§ Task
Without copying any pictures, restate exactly the lines from the start of the records through the line containing "const ref = useRef<HTMLCanvasElement>(null);".

[Dataset records]
··········

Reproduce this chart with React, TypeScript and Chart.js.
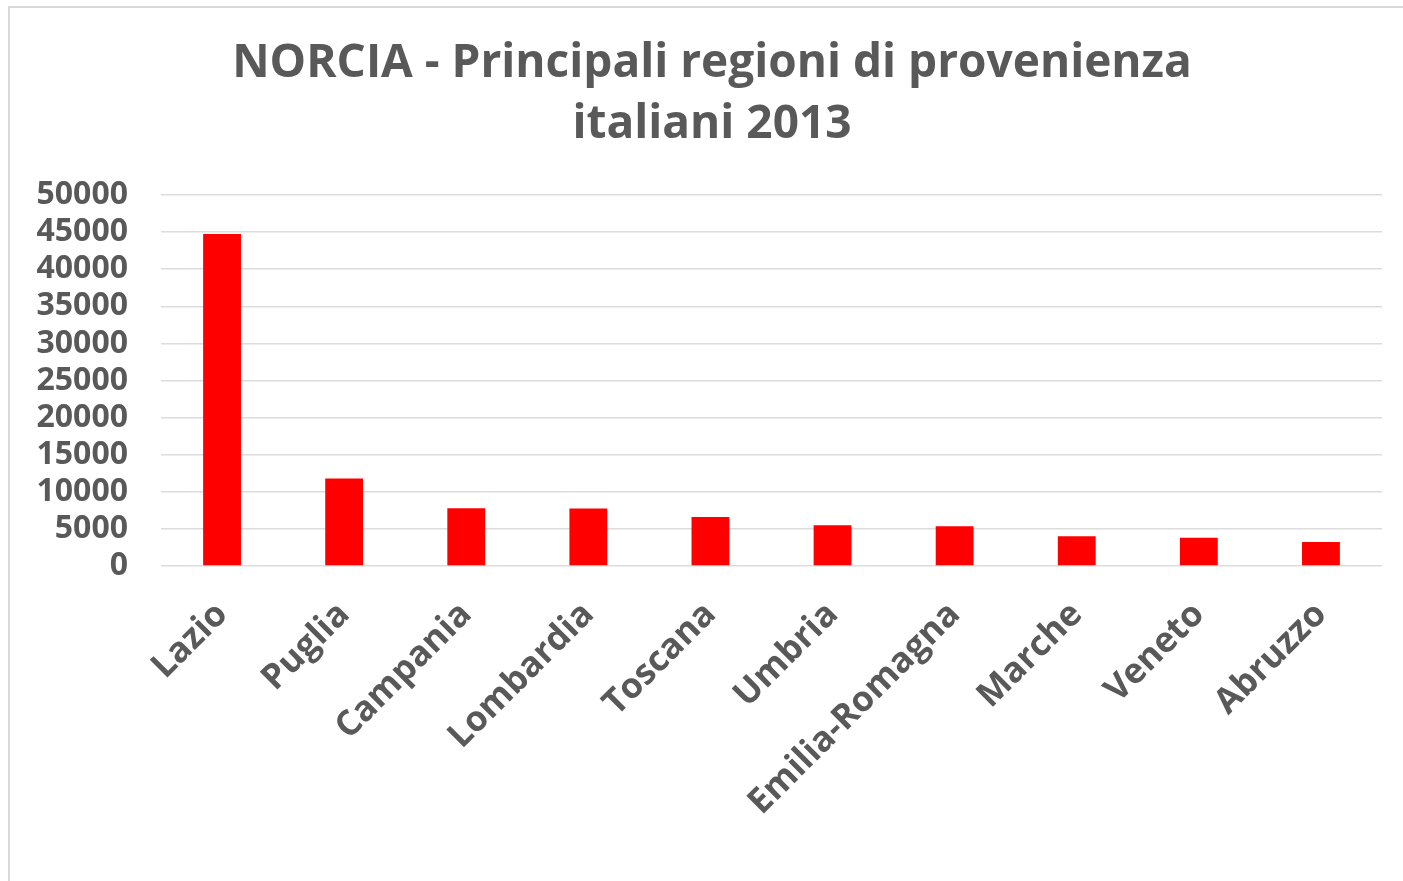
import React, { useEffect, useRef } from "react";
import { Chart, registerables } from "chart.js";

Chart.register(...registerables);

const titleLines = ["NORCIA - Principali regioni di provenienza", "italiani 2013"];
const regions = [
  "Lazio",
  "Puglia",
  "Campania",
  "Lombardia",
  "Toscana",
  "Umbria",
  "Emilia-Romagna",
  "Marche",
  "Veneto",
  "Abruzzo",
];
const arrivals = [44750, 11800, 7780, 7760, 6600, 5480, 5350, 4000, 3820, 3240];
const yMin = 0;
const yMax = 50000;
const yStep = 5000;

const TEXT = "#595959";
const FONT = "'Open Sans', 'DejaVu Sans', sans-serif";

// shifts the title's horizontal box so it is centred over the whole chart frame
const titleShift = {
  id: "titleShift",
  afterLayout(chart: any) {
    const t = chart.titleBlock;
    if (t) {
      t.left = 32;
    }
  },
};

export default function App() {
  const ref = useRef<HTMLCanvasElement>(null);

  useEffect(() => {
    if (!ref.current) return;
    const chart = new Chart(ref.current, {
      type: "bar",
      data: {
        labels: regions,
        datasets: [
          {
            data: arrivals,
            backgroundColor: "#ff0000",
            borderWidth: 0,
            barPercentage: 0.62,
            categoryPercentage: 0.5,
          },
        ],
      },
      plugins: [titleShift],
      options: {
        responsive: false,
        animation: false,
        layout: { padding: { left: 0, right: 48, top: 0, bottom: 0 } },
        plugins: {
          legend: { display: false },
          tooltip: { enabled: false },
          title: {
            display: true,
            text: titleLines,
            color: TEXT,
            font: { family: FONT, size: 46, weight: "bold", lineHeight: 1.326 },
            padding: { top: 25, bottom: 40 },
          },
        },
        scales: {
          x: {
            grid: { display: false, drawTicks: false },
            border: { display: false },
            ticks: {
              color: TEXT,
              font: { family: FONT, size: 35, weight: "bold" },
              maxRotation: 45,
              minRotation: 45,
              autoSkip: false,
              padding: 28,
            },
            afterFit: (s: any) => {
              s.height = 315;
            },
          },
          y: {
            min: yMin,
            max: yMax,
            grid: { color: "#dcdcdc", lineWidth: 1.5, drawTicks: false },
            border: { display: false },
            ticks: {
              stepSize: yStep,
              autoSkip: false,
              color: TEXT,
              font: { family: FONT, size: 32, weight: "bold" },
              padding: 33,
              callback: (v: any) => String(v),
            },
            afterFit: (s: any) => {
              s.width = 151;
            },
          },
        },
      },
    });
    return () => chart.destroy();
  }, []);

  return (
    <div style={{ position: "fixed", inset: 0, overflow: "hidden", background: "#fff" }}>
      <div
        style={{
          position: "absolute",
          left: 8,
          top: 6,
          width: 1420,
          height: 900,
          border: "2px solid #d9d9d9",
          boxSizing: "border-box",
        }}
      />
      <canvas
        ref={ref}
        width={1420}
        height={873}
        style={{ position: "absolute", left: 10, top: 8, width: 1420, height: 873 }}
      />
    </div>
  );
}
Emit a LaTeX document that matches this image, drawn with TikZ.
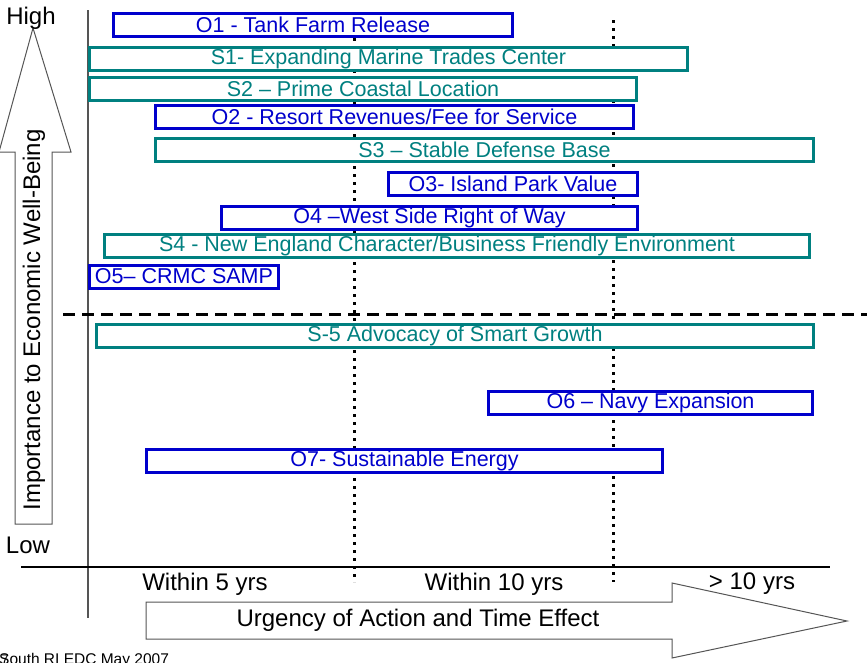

··········

§ Solution below
Reproduce this chart with React, TypeScript and Chart.js.
import React, { useEffect, useRef } from "react";
import { Chart, registerables } from "chart.js";

Chart.register(...registerables);

const titleLines = ["NORCIA - Principali regioni di provenienza", "italiani 2013"];
const regions = [
  "Lazio",
  "Puglia",
  "Campania",
  "Lombardia",
  "Toscana",
  "Umbria",
  "Emilia-Romagna",
  "Marche",
  "Veneto",
  "Abruzzo",
];
const arrivals = [44750, 11800, 7780, 7760, 6600, 5480, 5350, 4000, 3820, 3240];
const yMin = 0;
const yMax = 50000;
const yStep = 5000;

const TEXT = "#595959";
const FONT = "'Open Sans', 'DejaVu Sans', sans-serif";

// shifts the title's horizontal box so it is centred over the whole chart frame
const titleShift = {
  id: "titleShift",
  afterLayout(chart: any) {
    const t = chart.titleBlock;
    if (t) {
      t.left = 32;
    }
  },
};

export default function App() {
  const ref = useRef<HTMLCanvasElement>(null);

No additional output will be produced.